If you're new and curious: try 528 Hz (MI) since it's the most-discussed. If you want to sit with a single frequency for an extended meditation: try whatever resonates with your current emotional/mental state per the Puleo associations (the labels next to each frequency button). If you have no preference: use Sequential mode and let the tool walk you through all nine. The Puleo associations are framing, not prescription — pick by what feels useful.
How long should I spend per frequency in Sequential mode?
3 minutes (the default) gives a 27-minute full traversal — manageable for daily practice. 5 min per frequency = 45 min for a longer sit.

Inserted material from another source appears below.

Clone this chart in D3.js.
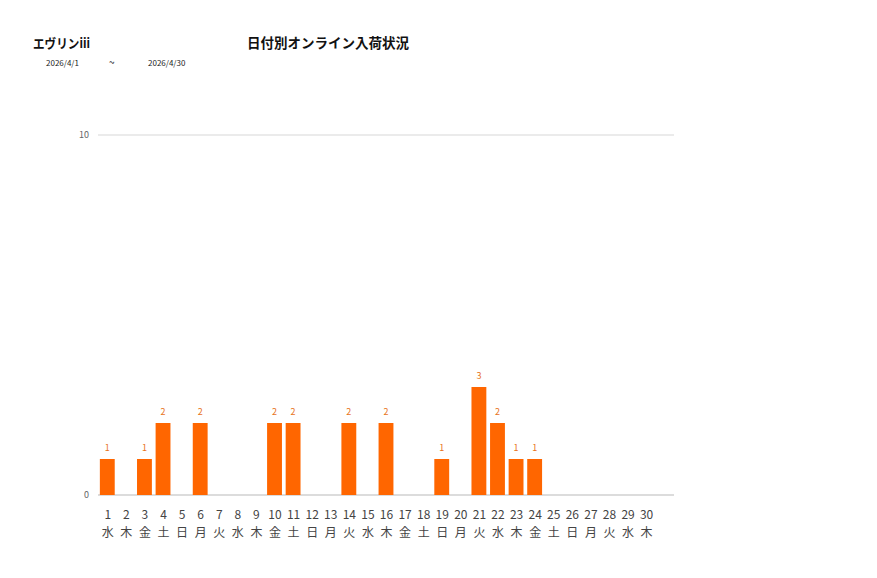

Shorter (1-2 min) for quick "frequency check-ins" if you only have a few minutes. Pair with the meditation timer to set total session length; Sequential will loop if the timer is longer than 9 × per-frequency duration.
What does "Per frequency" bell schedule do?
In Sequential mode: rings at every frequency transition (start, each transition, end). Makes the frequency changes audible without watching the timeline. In Individual mode: behaves like Start + End (there are no transitions in Individual mode).
Why are the timer durations multiples of 9?
The timer presets are multiples of 9 to line up cleanly with the 9-frequency solfeggio cycle. You can pair any timer length with any per-frequency duration — the multiples are just tidy defaults. At the default 3 minutes per frequency, one full ascent (174 → 963) takes 27 minutes, so choose 27 min for exactly one ascent or 54 min for two. Shorten the per-frequency duration if you want more ascents within a given timer length.
Can I export a frequency as a WAV file?
Yes — pick the frequency you want, then click 10s / 30s / 60s to download a 16-bit mono WAV at 44.1 kHz containing that pure sine tone with 50ms fade-in/out. Filename includes the frequency (e.g. 528Hz-MI-30s.wav). Useful for adding to your own meditation soundscapes.
Safety reminders?
Avoid sustained loud pure tones — pure sines can sound piercing and contribute to hearing fatigue. Keep volume moderate. Don't use as a substitute for medical or psychological care; claims that "frequency X heals condition Y" are not evidence-based. If you have a managed health condition, consult a clinician. Avoid if you have a seizure disorder.